* _What you will do_
Extract word for word the lines of the listing from its start to the line holding "2.2, 2.1, 2.05];", both ends kept; pictures are not part of the copy.

* _Supplied information_
┌────────

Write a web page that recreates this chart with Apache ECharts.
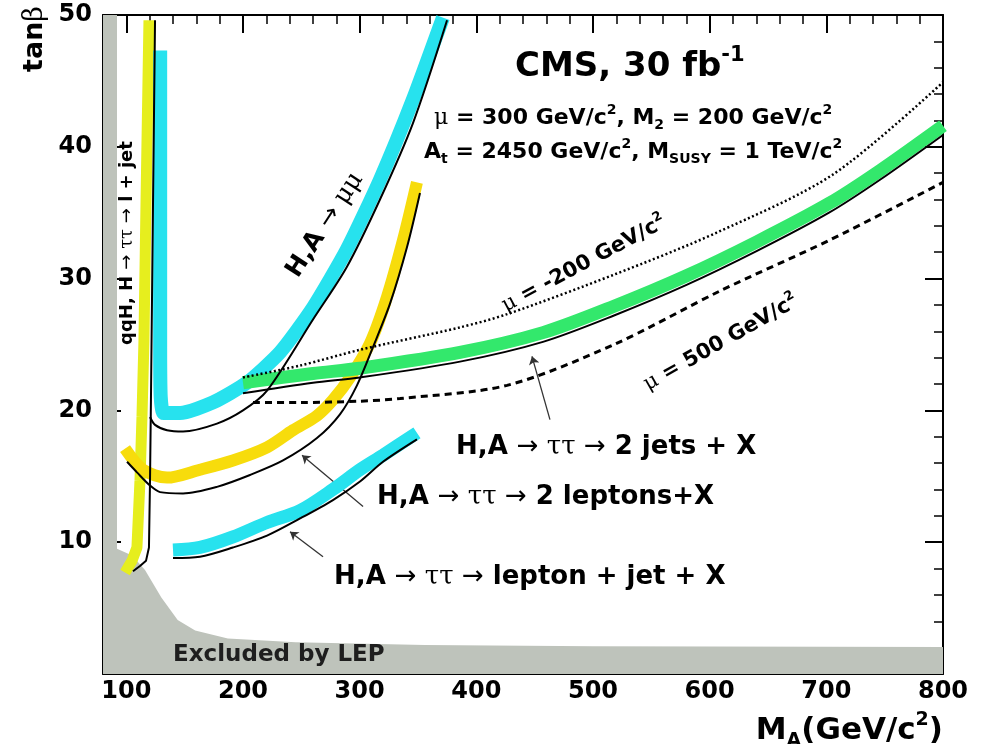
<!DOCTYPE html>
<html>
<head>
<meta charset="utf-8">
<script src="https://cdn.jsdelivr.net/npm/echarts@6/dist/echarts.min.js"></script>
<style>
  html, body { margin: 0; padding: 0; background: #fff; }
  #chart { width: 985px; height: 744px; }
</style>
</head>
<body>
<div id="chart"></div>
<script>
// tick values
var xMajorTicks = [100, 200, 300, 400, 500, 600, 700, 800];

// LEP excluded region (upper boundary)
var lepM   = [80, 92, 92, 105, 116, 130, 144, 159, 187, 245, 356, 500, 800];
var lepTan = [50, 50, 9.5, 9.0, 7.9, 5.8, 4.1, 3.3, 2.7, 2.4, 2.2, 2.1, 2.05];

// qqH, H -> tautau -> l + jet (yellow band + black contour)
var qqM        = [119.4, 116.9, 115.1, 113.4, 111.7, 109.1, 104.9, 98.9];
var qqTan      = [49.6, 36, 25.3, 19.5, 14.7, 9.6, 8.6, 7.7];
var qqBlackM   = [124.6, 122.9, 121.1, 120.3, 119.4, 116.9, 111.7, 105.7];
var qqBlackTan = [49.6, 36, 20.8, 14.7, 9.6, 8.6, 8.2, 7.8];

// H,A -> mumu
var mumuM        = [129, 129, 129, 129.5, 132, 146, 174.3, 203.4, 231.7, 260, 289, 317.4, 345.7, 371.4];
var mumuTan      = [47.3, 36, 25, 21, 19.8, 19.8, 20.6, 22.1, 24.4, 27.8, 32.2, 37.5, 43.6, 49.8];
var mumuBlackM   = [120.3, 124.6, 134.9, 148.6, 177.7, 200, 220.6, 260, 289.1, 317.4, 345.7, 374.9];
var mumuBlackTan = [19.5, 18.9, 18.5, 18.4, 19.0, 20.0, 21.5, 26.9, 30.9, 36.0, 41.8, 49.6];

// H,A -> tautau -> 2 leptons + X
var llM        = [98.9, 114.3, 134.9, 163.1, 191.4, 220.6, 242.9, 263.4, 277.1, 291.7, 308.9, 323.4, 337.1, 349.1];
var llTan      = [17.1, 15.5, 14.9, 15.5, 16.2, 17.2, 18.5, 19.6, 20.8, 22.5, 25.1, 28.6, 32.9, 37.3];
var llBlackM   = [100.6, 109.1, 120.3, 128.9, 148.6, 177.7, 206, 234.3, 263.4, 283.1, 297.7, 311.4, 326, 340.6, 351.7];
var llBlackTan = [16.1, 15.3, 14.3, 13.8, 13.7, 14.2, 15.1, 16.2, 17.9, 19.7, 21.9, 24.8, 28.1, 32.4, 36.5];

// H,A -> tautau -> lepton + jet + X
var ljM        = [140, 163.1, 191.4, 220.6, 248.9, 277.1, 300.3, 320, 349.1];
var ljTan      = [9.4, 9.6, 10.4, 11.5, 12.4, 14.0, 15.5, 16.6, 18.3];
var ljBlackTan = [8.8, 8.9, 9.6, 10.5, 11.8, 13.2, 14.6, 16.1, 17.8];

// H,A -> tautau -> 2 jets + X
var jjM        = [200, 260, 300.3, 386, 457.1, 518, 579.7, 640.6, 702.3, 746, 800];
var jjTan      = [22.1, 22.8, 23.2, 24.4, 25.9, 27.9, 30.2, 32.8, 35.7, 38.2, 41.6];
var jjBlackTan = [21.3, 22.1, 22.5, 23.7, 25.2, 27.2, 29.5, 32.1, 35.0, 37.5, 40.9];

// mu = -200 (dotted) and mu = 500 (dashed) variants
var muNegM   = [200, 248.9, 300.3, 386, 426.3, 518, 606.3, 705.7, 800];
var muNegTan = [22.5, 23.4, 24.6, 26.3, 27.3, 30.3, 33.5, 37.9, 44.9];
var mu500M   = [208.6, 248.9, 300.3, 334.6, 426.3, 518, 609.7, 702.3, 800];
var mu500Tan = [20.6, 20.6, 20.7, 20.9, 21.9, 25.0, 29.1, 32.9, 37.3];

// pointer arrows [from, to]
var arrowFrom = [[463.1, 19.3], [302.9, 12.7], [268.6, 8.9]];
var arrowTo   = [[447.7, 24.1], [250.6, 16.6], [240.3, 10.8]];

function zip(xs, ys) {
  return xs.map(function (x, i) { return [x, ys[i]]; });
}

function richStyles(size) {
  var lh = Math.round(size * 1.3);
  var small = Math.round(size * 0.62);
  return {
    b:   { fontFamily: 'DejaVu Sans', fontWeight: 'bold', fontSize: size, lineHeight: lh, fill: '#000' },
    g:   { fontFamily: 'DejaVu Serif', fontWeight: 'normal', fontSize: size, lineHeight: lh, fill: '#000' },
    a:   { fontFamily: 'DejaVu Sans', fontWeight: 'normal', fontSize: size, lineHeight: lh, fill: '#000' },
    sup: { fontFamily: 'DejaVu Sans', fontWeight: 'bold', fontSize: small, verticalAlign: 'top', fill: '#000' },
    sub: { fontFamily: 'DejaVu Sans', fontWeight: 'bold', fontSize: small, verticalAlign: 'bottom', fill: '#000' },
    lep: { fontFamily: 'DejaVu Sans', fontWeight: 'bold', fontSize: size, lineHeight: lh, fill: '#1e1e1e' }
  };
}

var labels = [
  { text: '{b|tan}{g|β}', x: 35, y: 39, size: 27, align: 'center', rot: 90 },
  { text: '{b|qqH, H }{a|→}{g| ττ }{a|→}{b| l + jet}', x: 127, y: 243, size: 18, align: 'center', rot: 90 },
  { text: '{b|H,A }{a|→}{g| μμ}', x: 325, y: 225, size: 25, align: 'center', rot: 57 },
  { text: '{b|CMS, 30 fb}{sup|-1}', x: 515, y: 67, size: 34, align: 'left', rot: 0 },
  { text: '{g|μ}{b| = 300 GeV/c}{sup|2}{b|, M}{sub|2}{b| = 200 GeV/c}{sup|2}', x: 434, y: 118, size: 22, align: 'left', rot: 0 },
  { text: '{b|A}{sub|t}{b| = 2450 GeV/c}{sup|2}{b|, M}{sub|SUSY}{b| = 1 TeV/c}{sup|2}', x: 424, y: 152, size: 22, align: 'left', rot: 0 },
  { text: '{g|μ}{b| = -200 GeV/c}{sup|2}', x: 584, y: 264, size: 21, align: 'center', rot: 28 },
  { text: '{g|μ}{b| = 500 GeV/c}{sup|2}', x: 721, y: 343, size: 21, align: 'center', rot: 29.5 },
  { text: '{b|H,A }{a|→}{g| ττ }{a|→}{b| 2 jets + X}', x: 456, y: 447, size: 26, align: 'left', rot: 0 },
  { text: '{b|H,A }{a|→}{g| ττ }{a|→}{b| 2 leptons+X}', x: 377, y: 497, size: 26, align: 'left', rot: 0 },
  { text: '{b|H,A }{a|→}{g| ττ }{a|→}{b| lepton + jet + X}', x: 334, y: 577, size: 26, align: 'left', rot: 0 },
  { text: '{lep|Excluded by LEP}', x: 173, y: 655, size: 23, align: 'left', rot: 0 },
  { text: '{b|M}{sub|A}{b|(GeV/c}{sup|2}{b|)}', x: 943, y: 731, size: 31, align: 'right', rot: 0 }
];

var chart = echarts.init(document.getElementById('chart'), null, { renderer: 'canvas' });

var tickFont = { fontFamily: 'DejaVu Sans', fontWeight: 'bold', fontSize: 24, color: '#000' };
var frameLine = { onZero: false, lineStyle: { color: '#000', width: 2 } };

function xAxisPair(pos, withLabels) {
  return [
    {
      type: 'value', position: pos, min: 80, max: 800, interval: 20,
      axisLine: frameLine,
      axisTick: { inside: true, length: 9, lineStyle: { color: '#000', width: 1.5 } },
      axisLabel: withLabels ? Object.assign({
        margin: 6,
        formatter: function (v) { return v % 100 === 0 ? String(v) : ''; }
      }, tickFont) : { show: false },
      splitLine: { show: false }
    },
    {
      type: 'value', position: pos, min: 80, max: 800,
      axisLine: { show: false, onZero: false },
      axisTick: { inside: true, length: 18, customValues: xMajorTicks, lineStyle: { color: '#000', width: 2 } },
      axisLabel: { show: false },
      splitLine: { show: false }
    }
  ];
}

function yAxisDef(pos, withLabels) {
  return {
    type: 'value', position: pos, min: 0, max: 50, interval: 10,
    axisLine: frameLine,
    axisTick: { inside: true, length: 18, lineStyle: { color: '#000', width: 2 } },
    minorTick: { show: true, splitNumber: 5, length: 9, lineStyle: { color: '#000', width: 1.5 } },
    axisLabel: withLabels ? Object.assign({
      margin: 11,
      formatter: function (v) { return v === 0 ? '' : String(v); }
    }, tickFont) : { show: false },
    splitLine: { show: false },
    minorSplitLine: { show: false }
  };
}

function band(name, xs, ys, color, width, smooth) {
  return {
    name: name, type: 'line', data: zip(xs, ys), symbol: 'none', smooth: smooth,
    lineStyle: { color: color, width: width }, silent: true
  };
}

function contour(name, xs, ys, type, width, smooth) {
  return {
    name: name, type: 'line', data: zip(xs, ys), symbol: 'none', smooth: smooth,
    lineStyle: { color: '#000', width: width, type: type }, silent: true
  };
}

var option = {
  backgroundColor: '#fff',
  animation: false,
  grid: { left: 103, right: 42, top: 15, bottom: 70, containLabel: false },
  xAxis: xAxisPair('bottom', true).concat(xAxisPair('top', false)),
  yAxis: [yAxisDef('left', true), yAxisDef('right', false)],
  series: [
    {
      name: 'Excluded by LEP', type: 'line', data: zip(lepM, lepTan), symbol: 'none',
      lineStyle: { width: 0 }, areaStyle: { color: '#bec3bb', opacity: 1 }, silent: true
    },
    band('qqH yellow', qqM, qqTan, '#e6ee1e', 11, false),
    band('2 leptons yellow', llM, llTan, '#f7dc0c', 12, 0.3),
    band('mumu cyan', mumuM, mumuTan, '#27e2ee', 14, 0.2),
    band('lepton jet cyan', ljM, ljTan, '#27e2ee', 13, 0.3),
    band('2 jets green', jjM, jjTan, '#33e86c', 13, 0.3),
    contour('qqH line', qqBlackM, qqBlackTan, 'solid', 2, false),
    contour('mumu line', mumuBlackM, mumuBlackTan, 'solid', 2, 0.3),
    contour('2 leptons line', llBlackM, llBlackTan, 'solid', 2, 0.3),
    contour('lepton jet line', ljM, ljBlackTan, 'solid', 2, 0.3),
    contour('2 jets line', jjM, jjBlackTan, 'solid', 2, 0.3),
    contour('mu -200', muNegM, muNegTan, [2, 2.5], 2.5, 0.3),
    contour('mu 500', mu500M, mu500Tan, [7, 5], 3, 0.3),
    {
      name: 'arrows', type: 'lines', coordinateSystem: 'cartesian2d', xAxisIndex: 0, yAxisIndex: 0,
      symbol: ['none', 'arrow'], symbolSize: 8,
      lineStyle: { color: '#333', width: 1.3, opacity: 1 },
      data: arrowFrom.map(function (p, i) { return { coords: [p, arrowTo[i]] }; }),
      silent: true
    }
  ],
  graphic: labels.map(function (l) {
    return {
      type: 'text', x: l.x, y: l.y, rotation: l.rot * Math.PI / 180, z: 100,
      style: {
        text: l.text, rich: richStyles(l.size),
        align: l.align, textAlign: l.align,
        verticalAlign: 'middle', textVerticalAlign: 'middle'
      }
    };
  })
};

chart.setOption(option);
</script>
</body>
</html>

└────────

* _Output of the task_
Write a web page that recreates this chart with Apache ECharts.
<!DOCTYPE html>
<html>
<head>
<meta charset="utf-8">
<script src="https://cdn.jsdelivr.net/npm/echarts@6/dist/echarts.min.js"></script>
<style>
  html, body { margin: 0; padding: 0; background: #fff; }
  #chart { width: 985px; height: 744px; }
</style>
</head>
<body>
<div id="chart"></div>
<script>
// tick values
var xMajorTicks = [100, 200, 300, 400, 500, 600, 700, 800];

// LEP excluded region (upper boundary)
var lepM   = [80, 92, 92, 105, 116, 130, 144, 159, 187, 245, 356, 500, 800];
var lepTan = [50, 50, 9.5, 9.0, 7.9, 5.8, 4.1, 3.3, 2.7, 2.4, 2.2, 2.1, 2.05];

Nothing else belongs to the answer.